# PyTorch Deep Dive: Advanced Topics & Best Practices

You can build models. Now let's build them **professionally**.

In this notebook, we will learn the tools that make PyTorch scalable and robust.

## Learning Objectives
- **The Vocabulary**: What is a "Dataset", "DataLoader", "Batch Size", and "Checkpoint"?
- **The Intuition**: Why we eat with a spoon (Batches) instead of a shovel.
- **The Practice**: Using `torch.utils.data` to handle massive datasets.
- **The Safety**: Saving and Loading your model so you don't lose work.


In [None]:
import torch
import torch.nn as nn
import torch.optim as optim
from torch.utils.data import Dataset, DataLoader
import numpy as np

torch.manual_seed(42)

## Part 1: The Vocabulary (Definitions First)

### 1. Dataset (`torch.utils.data.Dataset`)
- A class that knows where your data is and how to get one item.
- It must implement `__len__` (How big am I?) and `__getitem__` (Give me item #5).
- Analogy: A Librarian who knows where every book is.

### 2. DataLoader (`torch.utils.data.DataLoader`)
- A worker that grabs items from the Dataset and bundles them into Batches.
- It handles shuffling and parallel loading (using multiple CPU cores).
- Analogy: A Delivery Driver who packs books into boxes and brings them to you.

### 3. Batch Size
- How many items the DataLoader puts in one box.
- **Small Batch (e.g., 1)**: Noisy updates, slow training.
- **Large Batch (e.g., 1000)**: Stable updates, memory hungry.
- **Sweet Spot**: Usually 32, 64, or 128.

### 4. Checkpoint
- A file containing the model's weights at a specific point in time.
- Analogy: A "Save Game" file.

## Part 2: The Intuition (Spoon vs Shovel)

Why do we use Batches?

Imagine you need to eat a mountain of rice (The Dataset).
- **Batch Size = 1 (SGD)**: Eating one grain at a time. You will starve before you finish.
- **Batch Size = All (Batch GD)**: Trying to shove the entire mountain into your mouth at once. You will choke (Out of Memory).
- **Batch Size = 64 (Mini-Batch GD)**: Eating with a spoon. Efficient and manageable.

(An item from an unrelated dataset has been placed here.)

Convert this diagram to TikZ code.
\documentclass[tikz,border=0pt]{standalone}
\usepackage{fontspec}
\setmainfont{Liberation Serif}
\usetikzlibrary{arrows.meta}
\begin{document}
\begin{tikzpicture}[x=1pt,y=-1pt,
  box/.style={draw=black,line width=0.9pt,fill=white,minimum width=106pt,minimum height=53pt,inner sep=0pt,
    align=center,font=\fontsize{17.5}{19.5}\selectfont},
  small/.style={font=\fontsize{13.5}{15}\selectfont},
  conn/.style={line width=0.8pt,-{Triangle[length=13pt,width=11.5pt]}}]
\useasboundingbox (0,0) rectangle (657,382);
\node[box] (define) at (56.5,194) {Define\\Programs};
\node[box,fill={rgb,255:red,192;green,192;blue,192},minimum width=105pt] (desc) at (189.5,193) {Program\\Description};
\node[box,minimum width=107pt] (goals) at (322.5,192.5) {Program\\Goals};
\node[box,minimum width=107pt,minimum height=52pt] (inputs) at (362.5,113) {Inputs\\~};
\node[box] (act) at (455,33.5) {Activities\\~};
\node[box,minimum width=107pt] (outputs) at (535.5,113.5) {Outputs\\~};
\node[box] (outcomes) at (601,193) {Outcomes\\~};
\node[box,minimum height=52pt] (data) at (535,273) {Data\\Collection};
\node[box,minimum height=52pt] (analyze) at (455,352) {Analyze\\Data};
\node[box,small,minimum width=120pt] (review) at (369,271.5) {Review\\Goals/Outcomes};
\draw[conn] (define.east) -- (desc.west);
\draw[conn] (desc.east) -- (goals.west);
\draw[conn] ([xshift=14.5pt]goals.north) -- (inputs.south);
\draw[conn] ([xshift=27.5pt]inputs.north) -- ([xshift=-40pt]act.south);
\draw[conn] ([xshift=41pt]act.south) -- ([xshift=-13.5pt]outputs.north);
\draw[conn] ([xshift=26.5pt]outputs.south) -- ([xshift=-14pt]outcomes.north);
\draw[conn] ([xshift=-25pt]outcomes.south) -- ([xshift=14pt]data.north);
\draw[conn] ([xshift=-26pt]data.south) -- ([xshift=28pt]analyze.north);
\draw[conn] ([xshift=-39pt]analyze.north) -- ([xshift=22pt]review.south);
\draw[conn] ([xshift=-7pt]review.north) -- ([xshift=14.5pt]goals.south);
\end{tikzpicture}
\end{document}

The `DataLoader` is your spoon.

## Part 3: Custom Dataset (The Practice)

Let's build a fake dataset of random numbers.

In [None]:
class RandomDataset(Dataset):
    def __init__(self, size, length):
        self.len = length
        self.data = torch.randn(length, size)

    def __getitem__(self, index):
        return self.data[index]

    def __len__(self):
        return self.len

# Create a dataset with 1000 items
dataset = RandomDataset(size=5, length=1000)

# Test the Librarian
print(f"Item 0: {dataset[0]}")
print(f"Length: {len(dataset)}")

## Part 4: The DataLoader (The Driver)

Now let's put the Driver to work.

In [None]:
# Create a DataLoader
loader = DataLoader(dataset=dataset, batch_size=64, shuffle=True)

# Test the Driver
for batch in loader:
    print(f"Batch Shape: {batch.shape}")
    break # Just show the first one

## Part 5: Saving and Loading (The Save Game)

Training takes hours. You don't want to lose progress if your computer crashes.

We use `torch.save` and `torch.load`.

In [None]:
# Define a simple model
model = nn.Linear(5, 1)

# Save the state dictionary (The Weights)
torch.save(model.state_dict(), 'model_weights.pth')
print("Model saved to model_weights.pth")

# Load it back
new_model = nn.Linear(5, 1)
new_model.load_state_dict(torch.load('model_weights.pth'))
print("Model loaded successfully!")

# Verify they are the same
print(f"Original Weight: {model.weight}")
print(f"Loaded Weight:   {new_model.weight}")

## Summary Checklist

1. **Dataset** = The Librarian (Stores data).
2. **DataLoader** = The Driver (Batches data).
3. **Batch Size** = The Spoon Size (Efficiency).
4. **state_dict** = The Save File (Weights).

You are now equipped to handle real-world, large-scale Deep Learning projects.